Christ’s parable in Luke 15 of the woman searching by candlelight for the lost silver coin is a fundamental text for Women Church. The church, according to Kim, must light the candle by “teaching the good news.” But it must not stop there. Like the woman and the coin, the church must search diligently for “women at every corner still living in darkness.” Until all the coins are found, the church cannot rest. Kim reminds us that the coin represents not only the lost women of Korea but also what Korean women have lost: God’s image in themselves, the mother image in God, their confidence to speak for themselves. Added to that are the matters of their health, peace, identity and place in the church. All of these gifts have not yet been reclaimed after one century of Protestant evangelization. One tragic loss for Korean women, Kim says, is the loss of true laughter. Theirs is “the laughter of bitterness more than the laughter of happiness. In the heart of the oppressed there can be no true laughter.” Regaining that joy is the goal of Women Church. When the lost coin is found, “our joy will be God’s joy.”

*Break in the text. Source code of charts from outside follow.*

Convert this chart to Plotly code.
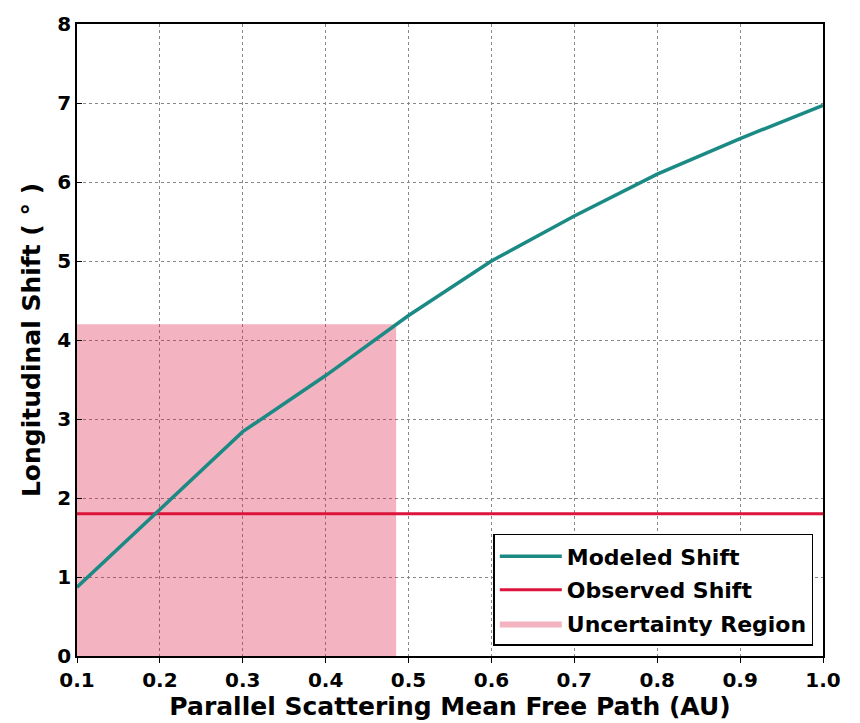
import plotly.graph_objects as go

# Mean free path (AU) and modeled longitudinal shift (degrees)
mfp = [0.1, 0.2, 0.3, 0.4, 0.5, 0.6, 0.7, 0.8, 0.9, 1.0]
modeled_shift = [0.87, 1.86, 2.84, 3.55, 4.31, 5.00, 5.57, 6.10, 6.55, 6.97]

# Observed shift (degrees)
observed_shift = 1.8

# Uncertainty region bounds
unc_x = [0.1, 0.485]
unc_y = [0.0, 4.2]

x_ticks = [0.1, 0.2, 0.3, 0.4, 0.5, 0.6, 0.7, 0.8, 0.9, 1.0]
y_ticks = [0, 1, 2, 3, 4, 5, 6, 7, 8]

FONT = "DejaVu Sans"
TEAL = "#1b8a84"
CRIMSON = "#dc143c"

fig = go.Figure()

fig.add_trace(go.Scatter(
    x=[unc_x[0], unc_x[1], unc_x[1], unc_x[0], unc_x[0]],
    y=[unc_y[0], unc_y[0], unc_y[1], unc_y[1], unc_y[0]],
    mode="lines", fill="toself",
    fillcolor="rgba(220,20,60,0.32)",
    line=dict(width=0, color="rgba(220,20,60,0.32)"),
    name="Uncertainty Region", legendrank=3, legendgroup="c",
    hoverinfo="skip",
))

fig.add_trace(go.Scatter(
    x=[x_ticks[0], x_ticks[-1]], y=[observed_shift, observed_shift],
    mode="lines", line=dict(color=CRIMSON, width=3),
    name="Observed Shift", legendrank=2, legendgroup="b",
))

fig.add_trace(go.Scatter(
    x=mfp, y=modeled_shift, mode="lines",
    line=dict(color=TEAL, width=3.5),
    name="Modeled Shift", legendrank=1, legendgroup="a",
))

axis_common = dict(
    showline=True, linecolor="black", linewidth=1.5, mirror=True,
    ticklen=5, tickcolor="black", tickwidth=1.2,
    showgrid=True, gridcolor="#888888", griddash="dot", gridwidth=1,
    zeroline=False,
    tickfont=dict(family=FONT, size=20, color="black", weight="bold"),
)

fig.update_xaxes(
    range=[0.1, 1.0], tickvals=x_ticks, ticks="outside",
    ticktext=[f"{v:.1f}" for v in x_ticks],
    title=dict(text="Parallel Scattering Mean Free Path (AU)",
               font=dict(family=FONT, size=25, color="black", weight="bold"),
               standoff=2),
    **axis_common,
)
fig.update_yaxes(
    range=[0, 8], tickvals=y_ticks, ticks="inside",
    title=dict(text="Longitudinal Shift ( ° )",
               font=dict(family=FONT, size=25, color="black", weight="bold"),
               standoff=10),
    **axis_common,
)

fig.update_layout(
    width=860, height=723,
    margin=dict(l=77, r=37, t=17, b=66),
    paper_bgcolor="white", plot_bgcolor="white",
    showlegend=True,
    legend=dict(
        x=0.987, y=0.016, xanchor="right", yanchor="bottom",
        bgcolor="white", bordercolor="black", borderwidth=1.5,
        font=dict(family=FONT, size=22, color="black", weight="bold"),
        traceorder="grouped", tracegroupgap=2, itemwidth=62,
    ),
)

fig.write_html("out.html")
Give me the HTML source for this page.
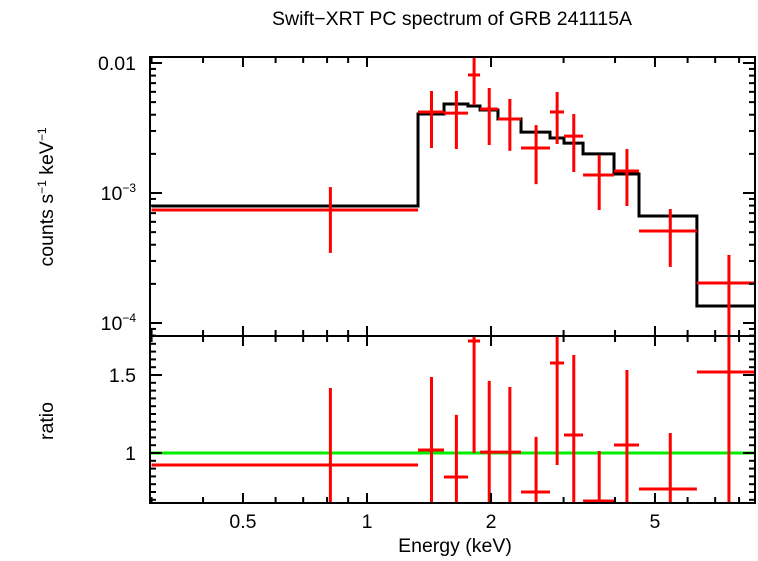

In a recent interview published in a widely read secular magazine for women, Kim reflected on what Women Church might someday be for the whole Christian church in Korea: “a light shining to all of Christianity as we search by candlelight for women lost in Korean society, women who are God’s silver coins.” Women Church members envision the Korean church reformed, and through it a Korean society transformed to work for justice, peace and the integrity of creation. To signal this they celebrate the ancient church’s Agape Meal, participating in the reality that this liturgy symbolizes. Here Korean women share rice and chilled ginger tea with one another “in remembrance of Jesus’ eating and drinking with the poor, the lowly and the sinners at their tables.”
Had Jesus stepped into Korea rather than Judea, would he not have shared the same meal with these women? They are the silver coins of their society, the very ones Jesus searched for and found. Sitting with him at the low table, sipping tea and eating rice, they hear Jesus retell the story of the woman and the lost coin. They hear him urging them to keep searching for Korea’s lost women and for what women have lost, so that these unique gifts may be reclaimed for the life of the world.